In dit licht mag ik dan verstaan (mogen wij allen het begrijpen), wat de
Prediker verder geschreven heeft: "Geniet het leven met de vrouw, die gij
liefhebt, al de dagen uwe ijdele levens, welke God u gegeven heeft onder de
zon, al uw ijdele dagen; want DIT IS UW DEEL IN DIT LEVEN, en van uw arbeid, die
gij arbeidt onder de zon" (v. 9). Amen.
Veilig is het voor een ieder, die zich
houdt aan het Woord van God, als richtsnoer voor het leven. Wanneer wij "de
ander" alleen maar nodig hebben voor "de functies", dan hebben wij juist geen
gemeenschap, zoals God dat wil.
Dan heeft die ander immers ook voor mij afgedaan, zodra hij/zij (zijn/haar)

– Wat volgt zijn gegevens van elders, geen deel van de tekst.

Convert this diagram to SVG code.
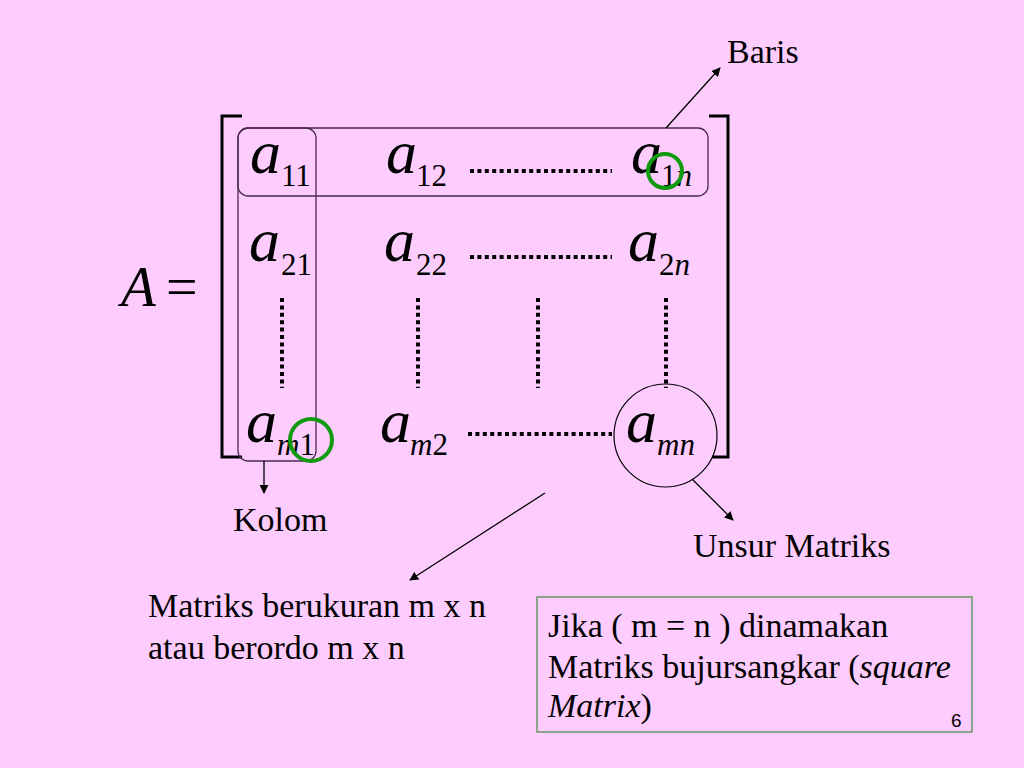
<svg xmlns="http://www.w3.org/2000/svg" width="1024" height="768" viewBox="0 0 1024 768">
<defs>
<marker id="ah" viewBox="0 0 10 10" refX="9" refY="5" markerWidth="9" markerHeight="9" markerUnits="userSpaceOnUse" orient="auto">
<path d="M0,0 L10,5 L0,10 z" fill="#000"/>
</marker>
<style>
.t{font-family:"Liberation Serif","Times New Roman",serif;font-size:34px;fill:#000}
.a{font-family:"Liberation Serif","Times New Roman",serif;font-style:italic;font-size:62px;fill:#000}
.s{font-size:31px;font-style:normal}
.si{font-style:italic}
.br{fill:none;stroke:#000;stroke-width:3}
.box{fill:none;stroke:#4a2a4a;stroke-width:1.3}
.hd{stroke:#000;stroke-width:4;stroke-dasharray:4 3.4}
.vd{stroke:#000;stroke-width:4;stroke-dasharray:4 3.4}
.gc{fill:none;stroke:#0f9a0f;stroke-width:4}
.ar{fill:none;stroke:#000;stroke-width:1.3;marker-end:url(#ah)}
</style>
</defs>
<rect width="1024" height="768" fill="#FFCCFF"/>

<g id="lhs">
<text x="121" y="306" class="a" style="font-size:57px">A<tspan x="166" y="306" style="font-style:normal;font-size:56px">=</tspan></text>
</g>

<g id="brackets">
<path class="br" d="M242,116 H222 V457 H242"/>
<path class="br" d="M709,116 H728 V457 H712"/>
</g>

<g id="row-box"><rect class="box" x="238" y="128" width="470" height="68" rx="10"/></g>
<g id="col-box"><rect class="box" x="238" y="128" width="78" height="333" rx="10"/></g>

<g id="row1">
<text x="250" y="173" class="a">a<tspan x="281" y="186" class="s">11</tspan></text>
<text x="386" y="173" class="a">a<tspan x="416" y="186" class="s">12</tspan></text>
<line class="hd" x1="470" y1="171" x2="612" y2="171"/>
<text x="631" y="173" class="a">a<tspan x="661" y="186" class="s">1<tspan class="si">n</tspan></tspan></text>
</g>

<g id="row2">
<text x="249" y="261" class="a">a<tspan x="281" y="275" class="s">21</tspan></text>
<text x="384" y="261" class="a">a<tspan x="416" y="275" class="s">22</tspan></text>
<line class="hd" x1="470" y1="257" x2="612" y2="257"/>
<text x="628" y="261" class="a">a<tspan x="659" y="275" class="s">2<tspan class="si">n</tspan></tspan></text>
</g>

<g id="vdots">
<line class="vd" x1="282" y1="298" x2="282" y2="388"/>
<line class="vd" x1="418" y1="298" x2="418" y2="388"/>
<line class="vd" x1="538" y1="298" x2="538" y2="388"/>
<line class="vd" x1="666" y1="298" x2="666" y2="388"/>
</g>

<g id="rowm">
<text x="246" y="442" class="a">a<tspan x="277" y="455" class="s"><tspan class="si">m</tspan>1</tspan></text>
<text x="380" y="442" class="a">a<tspan x="410" y="455" class="s"><tspan class="si">m</tspan>2</tspan></text>
<line class="hd" x1="468" y1="434" x2="612" y2="434"/>
<text x="626" y="442" class="a">a<tspan x="657" y="455" class="s si">mn</tspan></text>
</g>

<g id="circles">
<circle class="gc" cx="665" cy="171" r="17"/>
<circle class="gc" cx="311" cy="440" r="21"/>
<circle cx="665.5" cy="435.5" r="51.5" fill="none" stroke="#000" stroke-width="1.2"/>
</g>

<g id="connectors">
<line class="ar" x1="666" y1="128" x2="720" y2="68"/>
<line class="ar" x1="264" y1="461" x2="264" y2="493"/>
<line class="ar" x1="545" y1="493" x2="410" y2="580"/>
<line class="ar" x1="692" y1="479" x2="733" y2="520"/>
</g>

<g id="label-baris"><text x="727" y="63" class="t">Baris</text></g>
<g id="label-kolom"><text x="233" y="531" class="t">Kolom</text></g>
<g id="label-unsur"><text x="693" y="557" class="t">Unsur Matriks</text></g>
<g id="label-ukuran">
<text x="148" y="617" class="t">Matriks berukuran m x n</text>
<text x="148" y="659" class="t">atau berordo m x n</text>
</g>

<g id="note">
<rect x="537" y="597" width="435" height="135" fill="none" stroke="#4f8f4f" stroke-width="1.3"/>
<text x="548" y="637" class="t">Jika ( m = n ) dinamakan</text>
<text x="548" y="678" class="t">Matriks bujursangkar (<tspan class="si">square</tspan></text>
<text x="548" y="717" class="t"><tspan class="si">Matrix</tspan>)</text>
<text x="951" y="727" font-family="Liberation Sans, Arial, sans-serif" font-size="19" fill="#000">6</text>
</g>
</svg>
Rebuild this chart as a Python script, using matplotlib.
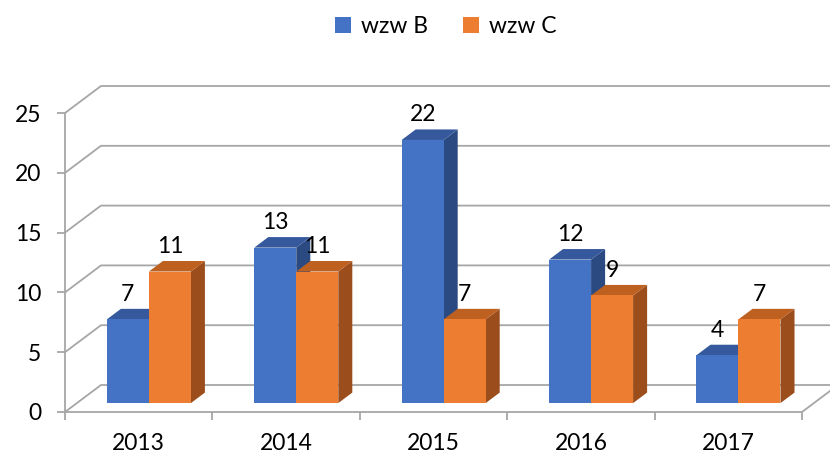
import matplotlib
matplotlib.use("Agg")
import matplotlib.pyplot as plt
from matplotlib.patches import Polygon, Patch

plt.rcParams['font.family'] = ['Lato', 'DejaVu Sans']

categories = ['2013', '2014', '2015', '2016', '2017']
series_names = ['wzw B', 'wzw C']
values_b = [7, 13, 22, 12, 4]
values_c = [11, 11, 7, 9, 7]
y_ticks = [0, 5, 10, 15, 20, 25]

front_colors = ['#4472C4', '#ED7D31']
top_colors = ['#35599C', '#BE6020']
side_colors = ['#2C4A82', '#9C4D1C']
grid_color = '#A6A6A6'

W, H = 830, 457
fig = plt.figure(figsize=(W / 100, H / 100), dpi=100)
ax = fig.add_axes([65 / W, 45 / H, 737 / W, 299 / H])
n = len(categories)
ax.set_xlim(0, n)
ax.set_ylim(0, 25)

# depth projection (in data units)
DX, DY = 0.244, 2.257
f0, f1 = 0.33, 0.72          # bar front / back depth fraction
bw = 0.285                    # bar width
bstart = 0.2035               # first bar left edge within category

FS = 16.5

# walls / gridlines
for v in y_ticks:
    ax.plot([0, DX, n + DX], [v, v + DY, v + DY], color=grid_color, lw=1.3,
            clip_on=False, zorder=1, solid_capstyle='butt')
ax.plot([n, n + DX], [0, DY], color=grid_color, lw=1.3, clip_on=False, zorder=1)

# bars
sx, sy = f0 * DX, f0 * DY
ddx, ddy = (f1 - f0) * DX, (f1 - f0) * DY
for i in range(n):
    for s, vals in enumerate([values_b, values_c]):
        h = vals[i]
        xl = i + bstart + s * bw + sx
        xr = xl + bw
        top = sy + h
        side = Polygon([(xr, sy), (xr, top), (xr + ddx, top + ddy), (xr + ddx, sy + ddy)],
                       closed=True, facecolor=side_colors[s], edgecolor='none', zorder=3)
        topf = Polygon([(xl, top), (xr, top), (xr + ddx, top + ddy), (xl + ddx, top + ddy)],
                       closed=True, facecolor=top_colors[s], edgecolor='none', zorder=3)
        ax.add_patch(side)
        ax.add_patch(topf)
        ax.bar(xl, h, width=bw, bottom=sy, align='edge', color=front_colors[s],
               edgecolor='none', zorder=3, clip_on=False)
        ax.annotate(str(h), (xl + bw / 2, top), xytext=(0, 18), textcoords='offset points',
                    ha='center', va='center', fontsize=FS, color='black', zorder=5,
                    annotation_clip=False)

# axes styling
for sp in ['top', 'right']:
    ax.spines[sp].set_visible(False)
for sp in ['left', 'bottom']:
    ax.spines[sp].set_color(grid_color)
    ax.spines[sp].set_linewidth(1.3)
    ax.spines[sp].set_zorder(2)
ax.set_facecolor('none')
ax.set_yticks(y_ticks)
ax.set_yticklabels([str(v) for v in y_ticks])
ax.tick_params(axis='y', length=6, width=1.3, color=grid_color, pad=11, labelsize=FS)
ax.set_xticks(range(n + 1))
ax.set_xticklabels([''] * (n + 1))
ax.tick_params(axis='x', which='major', length=6, width=1.3, color=grid_color)
ax.set_xticks([i + 0.5 for i in range(n)], minor=True)
ax.set_xticklabels(categories, minor=True)
ax.tick_params(axis='x', which='minor', length=0, pad=15, labelsize=FS)

handles = [Patch(facecolor=c, edgecolor='none') for c in front_colors]
fig.legend(handles, series_names, loc='upper center', bbox_to_anchor=(0.537, 1.01),
           ncol=2, frameon=False, fontsize=FS, handlelength=0.7, handleheight=0.7,
           handletextpad=0.45, columnspacing=1.5)

fig.savefig('out.png', dpi=100)
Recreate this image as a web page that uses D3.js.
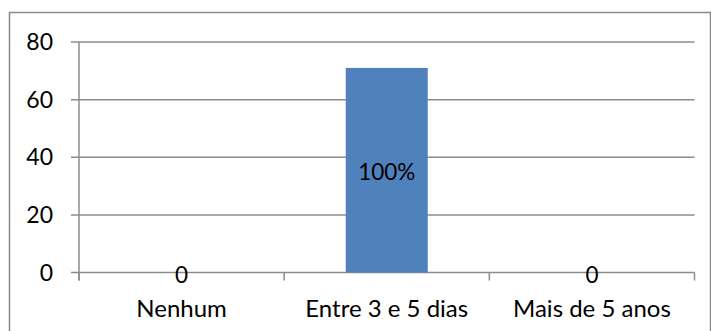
<!DOCTYPE html>
<html>
<head>
<meta charset="utf-8">
<script src="https://cdn.jsdelivr.net/npm/d3@7"></script>
<style>
  body { margin: 0; background: #fff; }
  text { font-family: Lato, "Open Sans", sans-serif; fill: #000; }
</style>
</head>
<body>
<div id="chart"></div>
<script>
const categories = ["Nenhum", "Entre 3 e 5 dias", "Mais de 5 anos"];
const values = [0, 71, 0];
const valueLabels = ["0", "100%", "0"];
const yTicks = [0, 20, 40, 60, 80];

const width = 711;
const height = 331;
const margin = { top: 42, right: 16.5, bottom: 58.5, left: 79 };

const svg = d3.select("#chart")
  .append("svg")
  .attr("width", width)
  .attr("height", height);

// outer frame
svg.append("rect")
  .attr("x", 9.5)
  .attr("y", 12.5)
  .attr("width", 701)
  .attr("height", 330)
  .attr("fill", "none")
  .attr("stroke", "#898989")
  .attr("stroke-width", 1.5);

const x = d3.scaleBand()
  .domain(categories)
  .range([margin.left, width - margin.right]);

const y = d3.scaleLinear()
  .domain([0, 80])
  .range([height - margin.bottom, margin.top]);

//Gridlines
svg.selectAll(".grid")
  .data(yTicks)
  .enter()
  .append("line")
  .attr("x1", margin.left - 8)
  .attr("x2", width - margin.right)
  .attr("y1", d => y(d))
  .attr("y2", d => y(d))
  .attr("stroke", "#8c8c8c")
  .attr("stroke-width", 1.5);

//Y axis line
svg.append("line")
  .attr("x1", margin.left)
  .attr("x2", margin.left)
  .attr("y1", margin.top)
  .attr("y2", y(0) + 8)
  .attr("stroke", "#8c8c8c")
  .attr("stroke-width", 1.5);

//Category ticks
const bounds = categories.map(c => x(c)).concat([x.range()[1]]);
svg.selectAll(".ctick")
  .data(bounds)
  .enter()
  .append("line")
  .attr("x1", d => d)
  .attr("x2", d => d)
  .attr("y1", y(0))
  .attr("y2", y(0) + 8)
  .attr("stroke", "#8c8c8c")
  .attr("stroke-width", 1.5);

//Y labels
svg.selectAll(".ylabel")
  .data(yTicks)
  .enter()
  .append("text")
  .attr("x", 53)
  .attr("y", d => y(d))
  .attr("dy", "0.35em")
  .attr("text-anchor", "end")
  .style("font-size", "23px")
  .text(d => d);

//Bars
const barW = 82;
svg.selectAll(".bar")
  .data(values)
  .enter()
  .append("rect")
  .attr("x", (d, i) => x(categories[i]) + x.bandwidth() / 2 - barW / 2)
  .attr("y", d => y(d))
  .attr("width", barW)
  .attr("height", d => y(0) - y(d))
  .attr("fill", "#4f81bd");

//Value labels
svg.selectAll(".vlabel")
  .data(values)
  .enter()
  .append("text")
  .attr("x", (d, i) => x(categories[i]) + x.bandwidth() / 2)
  .attr("y", d => d > 0 ? (y(d) + y(0)) / 2 + 2 : y(0) + 3)
  .attr("dy", "0.35em")
  .attr("text-anchor", "middle")
  .style("font-size", "22.5px")
  .text((d, i) => valueLabels[i]);

//Category labels
svg.selectAll(".xlabel")
  .data(categories)
  .enter()
  .append("text")
  .attr("x", d => x(d) + x.bandwidth() / 2)
  .attr("y", 317)
  .attr("text-anchor", "middle")
  .style("font-size", "24px")
  .text(d => d);
</script>
</body>
</html>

diensten niet meer kan bewijzen. 'Want hoeveel huwelijken worden niet ontbonden,
omdat de een voor de ander zijn aantrekkelijkheid heeft verloren; of, dat er
iets hapert met "de erotische functie. Men zoekt alsdan een jongere partner,
die tot de verlangde functies nog flink in staat is. Dat God het anders wil en
mij die andere mens op mijn ziel bindt en niet alleen maar zijn/haar functies,
dat heeft God in Zijn Woord ook vastgelegd.